六卷文集中,如若再要选一部作为杨先生的学术代表作,那显然应推《十七世纪英国文学》。先生这部专论,虽只有二十二万言,然而字字珠玑,其内容之丰厚,见解之精辟,同类著作中罕有其匹。此次拿到新版赠书,又从头至尾认真细读一遍,阅读间隙,当年受教于先生的件件往事,又一页一页浮现在眼前。
1986年从国外访学回来,曾专程来京一趟看望先生。先生拿出一本新出不久的文集《十七世纪英国文学》题赠与我,并笑吟吟地解释说,1981年底送我们毕业离校后,他去复旦开了一期“十七世纪英国文学”课,回来后又给北大的同学重上了一遍,此书就是在这门课讲稿的基础上修订而成。

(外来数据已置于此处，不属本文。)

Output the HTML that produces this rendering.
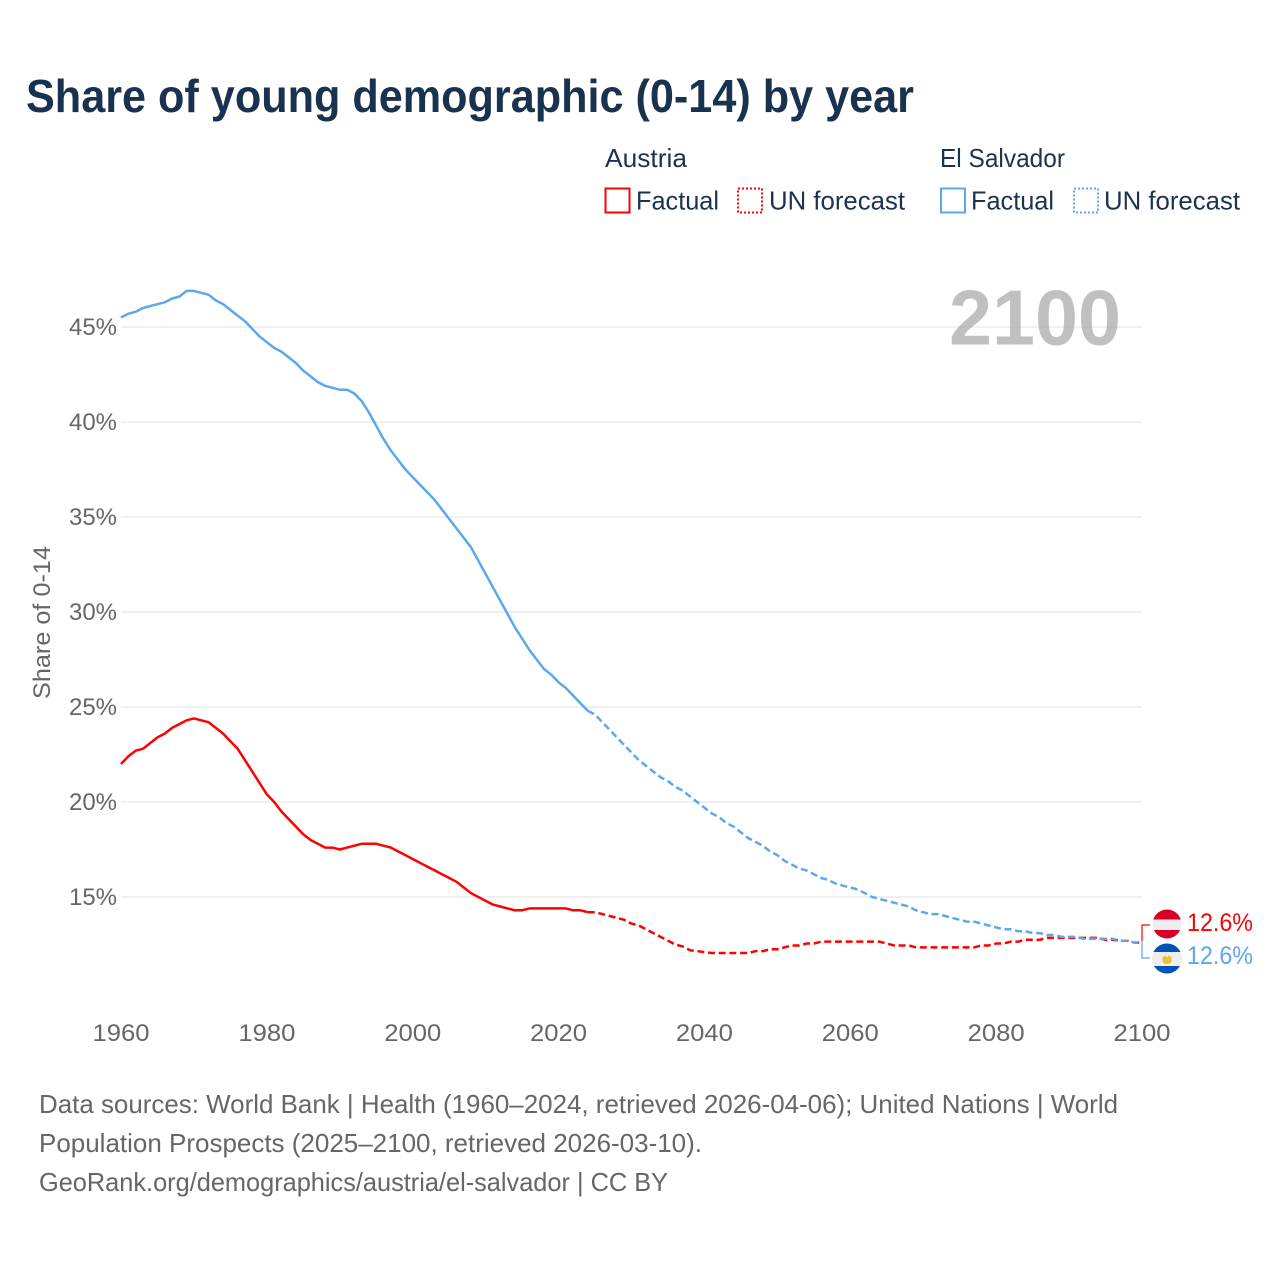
<!DOCTYPE html>
<html lang="en">
<head>
<meta charset="utf-8">
<title>Share of young demographic (0-14) by year</title>
<style>
html,body{margin:0;padding:0;background:#fff;width:1280px;height:1280px;overflow:hidden}
svg{display:block;font-family:"Liberation Sans",sans-serif}
</style>
</head>
<body>
<svg id="chart" xmlns="http://www.w3.org/2000/svg" width="1280" height="1280" viewBox="0 0 1280 1280">
  <rect x="0" y="0" width="1280" height="1280" fill="#fff"/>
  <text x="26" y="112" font-size="46" font-weight="700" fill="#18324f" textLength="888" lengthAdjust="spacingAndGlyphs">Share of young demographic (0-14) by year</text>

  <g font-size="26" fill="#1d3251">
    <text x="605" y="167" textLength="82" lengthAdjust="spacingAndGlyphs">Austria</text>
    <rect x="605.5" y="188.5" width="24" height="24" fill="#fff" stroke="#ff0000" stroke-width="2"/>
    <text x="636" y="209.5" textLength="83" lengthAdjust="spacingAndGlyphs">Factual</text>
    <rect x="738" y="188.5" width="24" height="24" fill="#fff" stroke="#ff0000" stroke-width="2" stroke-dasharray="2 2"/>
    <text x="769" y="209.5" textLength="136" lengthAdjust="spacingAndGlyphs">UN forecast</text>
    <text x="940" y="167" textLength="125" lengthAdjust="spacingAndGlyphs">El Salvador</text>
    <rect x="941" y="188.5" width="24" height="24" fill="#fff" stroke="#5ba8ee" stroke-width="2"/>
    <text x="971" y="209.5" textLength="83" lengthAdjust="spacingAndGlyphs">Factual</text>
    <rect x="1074" y="188.5" width="24" height="24" fill="#fff" stroke="#5ba8ee" stroke-width="2" stroke-dasharray="2 2"/>
    <text x="1104" y="209.5" textLength="136" lengthAdjust="spacingAndGlyphs">UN forecast</text>
  </g>

  <g id="grid"></g>
  <text x="949" y="344.5" font-size="78" font-weight="700" fill="#a8a8a8" fill-opacity="0.72" textLength="172" lengthAdjust="spacingAndGlyphs">2100</text>
  <g id="ylabels" font-size="24" fill="#666"></g>
  <g id="xlabels" font-size="24" fill="#666"></g>
  <text transform="translate(50,622.5) rotate(-90)" text-anchor="middle" font-size="24" fill="#666" textLength="153" lengthAdjust="spacingAndGlyphs">Share of 0-14</text>
  <g id="series"></g>

  <path d="M1142 941V925H1150" fill="none" stroke="#ff0000" stroke-width="1.2"/>
  <path d="M1142 941V958H1150" fill="none" stroke="#5ba8ee" stroke-width="1.2"/>

  <defs>
    <clipPath id="clip-a"><circle cx="1167" cy="924" r="14.5"/></clipPath>
    <clipPath id="clip-e"><circle cx="1167" cy="958.5" r="15"/></clipPath>
  </defs>
  <g clip-path="url(#clip-a)">
    <rect x="1152" y="909" width="30" height="30" fill="#eeeeee"/>
    <rect x="1152" y="909" width="30" height="10.5" fill="#d80027"/>
    <rect x="1152" y="930" width="30" height="9" fill="#d80027"/>
  </g>
  <g clip-path="url(#clip-e)">
    <rect x="1152" y="943" width="30" height="31" fill="#eeeeee"/>
    <rect x="1152" y="943" width="30" height="9" fill="#0052b4"/>
    <rect x="1152" y="966" width="30" height="9" fill="#0052b4"/>
    <path d="M1162.5 955.5l1.5 2 1-2.5 2 2.5 2-2.5 1 2.5 1.5-2v5.5a4.5 3 0 0 1-9 0z" fill="#f0c030"/>
  </g>
  <text x="1187" y="931" font-size="25" fill="#ff0000" textLength="66" lengthAdjust="spacingAndGlyphs">12.6%</text>
  <text x="1187" y="964" font-size="25" fill="#5ba8ee" textLength="66" lengthAdjust="spacingAndGlyphs">12.6%</text>

  <g font-size="26" fill="#666">
    <text x="39" y="1113" textLength="1079" lengthAdjust="spacingAndGlyphs">Data sources: World Bank | Health (1960–2024, retrieved 2026-04-06); United Nations | World</text>
    <text x="39" y="1152" textLength="663" lengthAdjust="spacingAndGlyphs">Population Prospects (2025–2100, retrieved 2026-03-10).</text>
    <text x="39" y="1191" textLength="629" lengthAdjust="spacingAndGlyphs">GeoRank.org/demographics/austria/el-salvador | CC BY</text>
  </g>
</svg>
<script>
const xTicks = [1960, 1980, 2000, 2020, 2040, 2060, 2080, 2100];
const yTicks = [15, 20, 25, 30, 35, 40, 45];
const factualStartYear = 1960;
const forecastStartYear = 2024;
const austriaFactual = [22.0,22.4,22.7,22.8,23.1,23.4,23.6,23.9,24.1,24.3,24.4,24.3,24.2,23.9,23.6,23.2,22.8,22.2,21.6,21.0,20.4,20.0,19.5,19.1,18.7,18.3,18.0,17.8,17.6,17.6,17.5,17.6,17.7,17.8,17.8,17.8,17.7,17.6,17.4,17.2,17.0,16.8,16.6,16.4,16.2,16.0,15.8,15.5,15.2,15.0,14.8,14.6,14.5,14.4,14.3,14.3,14.4,14.4,14.4,14.4,14.4,14.4,14.3,14.3,14.2];
const austriaForecast = [14.2,14.2,14.1,14.0,13.9,13.8,13.6,13.5,13.3,13.1,12.9,12.7,12.5,12.4,12.2,12.15,12.1,12.05,12.05,12.05,12.05,12.05,12.05,12.15,12.15,12.25,12.25,12.35,12.45,12.45,12.55,12.55,12.65,12.65,12.65,12.65,12.65,12.65,12.65,12.65,12.65,12.55,12.45,12.45,12.45,12.35,12.35,12.35,12.35,12.35,12.35,12.35,12.35,12.35,12.45,12.45,12.55,12.55,12.65,12.65,12.75,12.75,12.75,12.85,12.85,12.85,12.85,12.85,12.85,12.85,12.85,12.75,12.75,12.7,12.7,12.6,12.6];
const elSalvadorFactual = [45.5,45.7,45.8,46.0,46.1,46.2,46.3,46.5,46.6,46.9,46.9,46.8,46.7,46.4,46.2,45.9,45.6,45.3,44.9,44.5,44.2,43.9,43.7,43.4,43.1,42.7,42.4,42.1,41.9,41.8,41.7,41.7,41.5,41.1,40.5,39.8,39.1,38.5,38.0,37.5,37.1,36.7,36.3,35.9,35.4,34.9,34.4,33.9,33.4,32.7,32.0,31.3,30.6,29.9,29.2,28.6,28.0,27.5,27.0,26.7,26.3,26.0,25.6,25.2,24.8];
const elSalvadorForecast = [24.8,24.6,24.2,23.8,23.4,23.0,22.6,22.2,21.9,21.6,21.3,21.1,20.8,20.6,20.3,20.0,19.7,19.4,19.2,18.9,18.7,18.4,18.1,17.9,17.7,17.4,17.2,16.9,16.7,16.5,16.4,16.2,16.0,15.9,15.7,15.6,15.5,15.4,15.2,15.0,14.9,14.8,14.7,14.6,14.5,14.3,14.2,14.1,14.1,14.0,13.9,13.8,13.7,13.7,13.6,13.5,13.4,13.3,13.3,13.2,13.2,13.1,13.1,13.0,13.0,12.9,12.9,12.9,12.8,12.8,12.8,12.8,12.8,12.7,12.7,12.6,12.6];

const NS = 'http://www.w3.org/2000/svg';
function xScale(year) { return 121 + (year - 1960) * (1142 - 121) / 140; }
function yScale(v) { return 897 - (v - 15) * 19; }

const grid = document.getElementById('grid');
const ylabels = document.getElementById('ylabels');
const xlabels = document.getElementById('xlabels');
const series = document.getElementById('series');

yTicks.forEach(function (t) {
  const line = document.createElementNS(NS, 'line');
  
  
  line.setAttribute('x1', 121);
  line.setAttribute('x2', 1142);
  line.setAttribute('y1', yScale(t));
  line.setAttribute('y2', yScale(t));
  line.setAttribute('stroke', '#ebebeb');
  line.setAttribute('stroke-width', '1.4');
  grid.appendChild(line);

  const label = document.createElementNS(NS, 'text');
  
  
  label.setAttribute('x', 69);
  label.setAttribute('y', yScale(t) + 8);
  label.setAttribute('textLength', '48');
  label.setAttribute('lengthAdjust', 'spacingAndGlyphs');
  label.textContent = t + '%';
  ylabels.appendChild(label);
});

xTicks.forEach(function (t) {
  const label = document.createElementNS(NS, 'text');
  
  
  label.setAttribute('x', xScale(t) - 28.5);
  label.setAttribute('y', 1041);
  label.setAttribute('textLength', '57');
  label.setAttribute('lengthAdjust', 'spacingAndGlyphs');
  label.textContent = t;
  xlabels.appendChild(label);
});

function drawLine(values, startYear, color, dashed, name) {
  const pts = values.map(function (v, i) {
    return xScale(startYear + i).toFixed(2) + ',' + yScale(v).toFixed(2);
  }).join(' ');
  const line = document.createElementNS(NS, 'polyline');
  
  
  line.setAttribute('points', pts);
  line.setAttribute('fill', 'none');
  line.setAttribute('stroke', color);
  line.setAttribute('stroke-width', '2.5');
  line.setAttribute('stroke-linejoin', 'round');
  if (dashed) line.setAttribute('stroke-dasharray', '7 3.7');
  series.appendChild(line);
}

drawLine(austriaFactual, factualStartYear, '#ff0000', false, 'line-austria-factual');
drawLine(austriaForecast, forecastStartYear, '#ff0000', true, 'line-austria-forecast');
drawLine(elSalvadorFactual, factualStartYear, '#5ba8ee', false, 'line-el-salvador-factual');
drawLine(elSalvadorForecast, forecastStartYear, '#5ba8ee', true, 'line-el-salvador-forecast');
</script>
</body>
</html>
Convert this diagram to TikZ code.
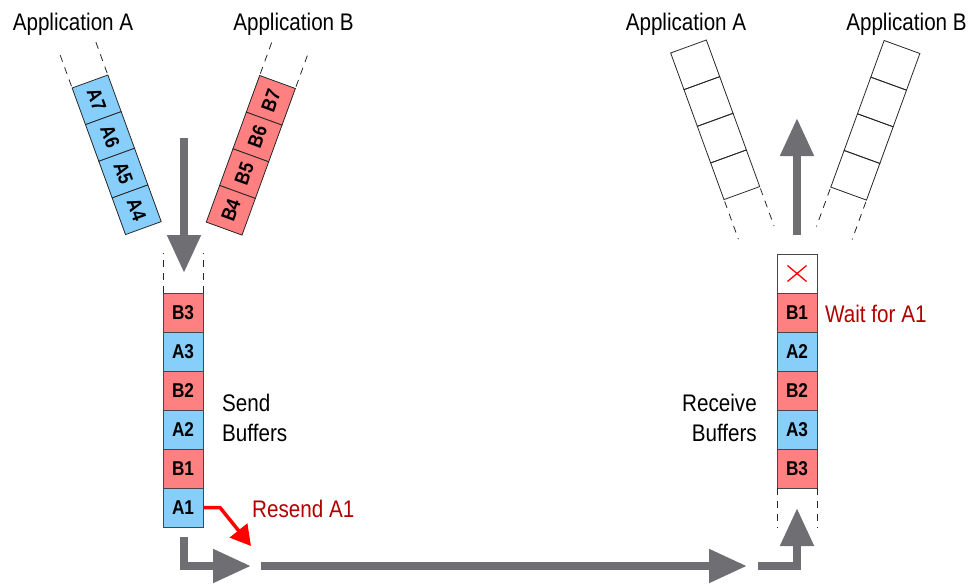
\documentclass[tikz,border=0pt]{standalone}
\usepackage{fontspec}
\setmainfont[FakeStretch=0.86]{Liberation Sans}
\usetikzlibrary{arrows.meta}
\definecolor{cellblue}{RGB}{135,206,250}
\definecolor{cellpink}{RGB}{255,128,128}
\definecolor{arrowgray}{RGB}{110,110,115}
\definecolor{labelred}{RGB}{178,0,0}
\definecolor{edgegray}{RGB}{70,70,70}
\begin{document}
\begin{tikzpicture}[x=1pt,y=-1pt,
  cellfont/.style={font=\fontsize{20}{22}\selectfont\bfseries},
  cell/.style={draw=edgegray,line width=0.9pt,minimum width=40pt,minimum height=39pt,inner sep=0pt,cellfont},
  bcell/.style={cell,fill=cellblue},
  pcell/.style={cell,fill=cellpink},
  tcell/.style={draw=black!85,line width=0.8pt,minimum width=39pt,minimum height=38pt,inner sep=0pt,transform shape,cellfont},
  tbcell/.style={tcell,fill=cellblue},
  tpcell/.style={tcell,fill=cellpink},
  dashline/.style={draw=black!85,line width=0.8pt,dash pattern=on 7pt off 6pt},
  lbl/.style={font=\fontsize{24}{30}\selectfont,inner sep=0pt},
  redlbl/.style={lbl,text=labelred},
  garrow/.style={draw=arrowgray,line width=8pt,line join=miter,-{Triangle[length=38pt,width=32pt]}},
  rarrow/.style={draw=red,line width=3.5pt,line join=miter,-{Triangle[length=20pt,width=22pt]}}
]
\useasboundingbox (0,0) rectangle (972,586);

% ---------- labels at the top ----------
\node[lbl,anchor=base] (appA1) at (73,31) {Application A};
\node[lbl,anchor=base] (appB1) at (293.5,31) {Application B};
\node[lbl,anchor=base] (appA2) at (686,31) {Application A};
\node[lbl,anchor=base] (appB2) at (906.5,31) {Application B};

% ---------- left application A stack ----------
\begin{scope}[shift={(90,81.5)},rotate=20]
  \draw[dashline] (-19,-2) -- (-19,-40);
  \draw[dashline] (19,-2) -- (19,-40);
  \node[tbcell,rotate=-90] (la7) at (0,19.5) {A7};
  \node[tbcell,rotate=-90] (la6) at (0,58.5) {A6};
  \node[tbcell,rotate=-90] (la5) at (0,97.5) {A5};
  \node[tbcell,rotate=-90] (la4) at (0,136.5) {A4};
\end{scope}

% ---------- left application B stack ----------
\begin{scope}[shift={(277.5,82)},rotate=-20]
  \draw[dashline] (-19,-2) -- (-19,-40);
  \draw[dashline] (19,-2) -- (19,-40);
  \node[tpcell,rotate=90] (lb7) at (0,19.5) {B7};
  \node[tpcell,rotate=90] (lb6) at (0,58.5) {B6};
  \node[tpcell,rotate=90] (lb5) at (0,97.5) {B5};
  \node[tpcell,rotate=90] (lb4) at (0,136.5) {B4};
\end{scope}

% ---------- right application A stack ----------
\begin{scope}[shift={(688.5,46.5)},rotate=20]
  \node[tcell,rotate=-90] (ra1) at (0,19.5) {};
  \node[tcell,rotate=-90] (ra2) at (0,58.5) {};
  \node[tcell,rotate=-90] (ra3) at (0,97.5) {};
  \node[tcell,rotate=-90] (ra4) at (0,136.5) {};
  \draw[dashline] (-19,158) -- (-19,198);
  \draw[dashline] (19,158) -- (19,198);
\end{scope}

% ---------- right application B stack ----------
\begin{scope}[shift={(902,47)},rotate=-20]
  \node[tcell,rotate=90] (rb1) at (0,19.5) {};
  \node[tcell,rotate=90] (rb2) at (0,58.5) {};
  \node[tcell,rotate=90] (rb3) at (0,97.5) {};
  \node[tcell,rotate=90] (rb4) at (0,136.5) {};
  \draw[dashline] (-19,158) -- (-19,198);
  \draw[dashline] (19,158) -- (19,198);
\end{scope}

% ---------- send buffers ----------
\draw[dashline] (163,293) -- (163,253);
\draw[dashline] (203,293) -- (203,253);
\node[pcell] (s1) at (183,312.5) {B3};
\node[bcell] (s2) at (183,351.5) {A3};
\node[pcell] (s3) at (183,390.5) {B2};
\node[bcell] (s4) at (183,429.5) {A2};
\node[pcell] (s5) at (183,468.5) {B1};
\node[bcell] (s6) at (183,507.5) {A1};
\node[lbl,anchor=base west] (send1) at (222,411) {Send};
\node[lbl,anchor=base west] (send2) at (222,441) {Buffers};

% ---------- receive buffers ----------
\node[cell,fill=white] (r0) at (797,273.5) {};
\node[pcell] (r1) at (797,312.5) {B1};
\node[bcell] (r2) at (797,351.5) {A2};
\node[pcell] (r3) at (797,390.5) {B2};
\node[bcell] (r4) at (797,429.5) {A3};
\node[pcell] (r5) at (797,468.5) {B3};
\draw[dashline] (777,488) -- (777,528);
\draw[dashline] (817,488) -- (817,528);
\draw[red,line width=1.3pt] ([shift={(-9.5,-8)}]r0.center) -- ([shift={(9.5,8)}]r0.center);
\draw[red,line width=1.3pt] ([shift={(-9.5,8)}]r0.center) -- ([shift={(9.5,-8)}]r0.center);
\node[lbl,anchor=base east] (recv1) at (757,411) {Receive};
\node[lbl,anchor=base east] (recv2) at (757,441) {Buffers};

% ---------- red labels ----------
\node[redlbl,anchor=base west] (resend) at (252,517) {Resend A1};
\node[redlbl,anchor=base west] (wait) at (825,322) {Wait for A1};

% ---------- gray arrows ----------
\coordinate (dtop) at (184,138);
\coordinate (dtip) at (184,273);
\draw[garrow] (dtop) -- (dtip);
\coordinate (b1s) at (184,537);
\coordinate (b1e) at (251,566);
\draw[garrow] (b1s) |- (b1e);
\coordinate (b2s) at (261,566);
\coordinate (b2e) at (747,566);
\draw[garrow] (b2s) -- (b2e);
\coordinate (b3s) at (758,566);
\coordinate (b3e) at (797,508);
\draw[garrow] (b3s) -| (b3e);
\coordinate (utop) at (797,118);
\coordinate (ubot) at (797,235);
\draw[garrow] (ubot) -- (utop);

% ---------- red resend arrow ----------
\coordinate (rbend) at (220,507.5);
\coordinate (rtip) at (251,546);
\draw[rarrow] (s6.east) -- (rbend) -- (rtip);
\end{tikzpicture}
\end{document}
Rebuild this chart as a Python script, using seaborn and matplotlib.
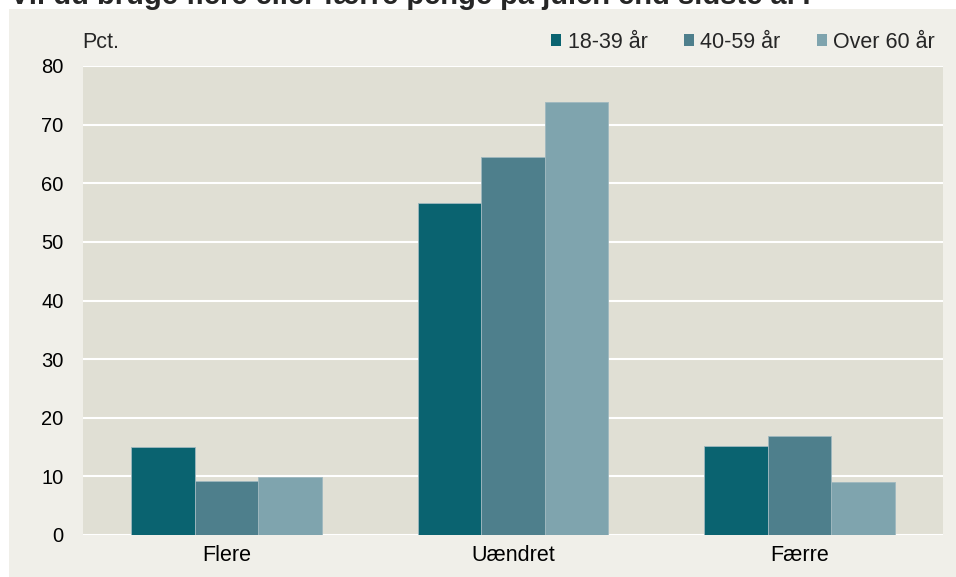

说到这本书,先生又一次提及我们念书那会儿他的一句治学口头禅:讲文学史,无非就是“说说唱唱”。“说”就是讲历史,“唱”就是读作品。而他所谓的“说”,则还有一条:即“凡别人说过的,就尽量少说,若别人已经一说再说,那就不说;而别人没说的,那就多说几句”。先生的这几句话,说起来,听起来,都很轻巧,可真要做起来,却非常不易,这里有一个按什么标准决定说与不说、少说或多说的问题。按先生的要求,从事学术研究,必须“取法乎上”,而何以为上?那就要突出学术的原创性,“言他人之所未言”,原创性高方为上。因此,不说、少说或多说,其实都是为保证学术含金量而设定的要求。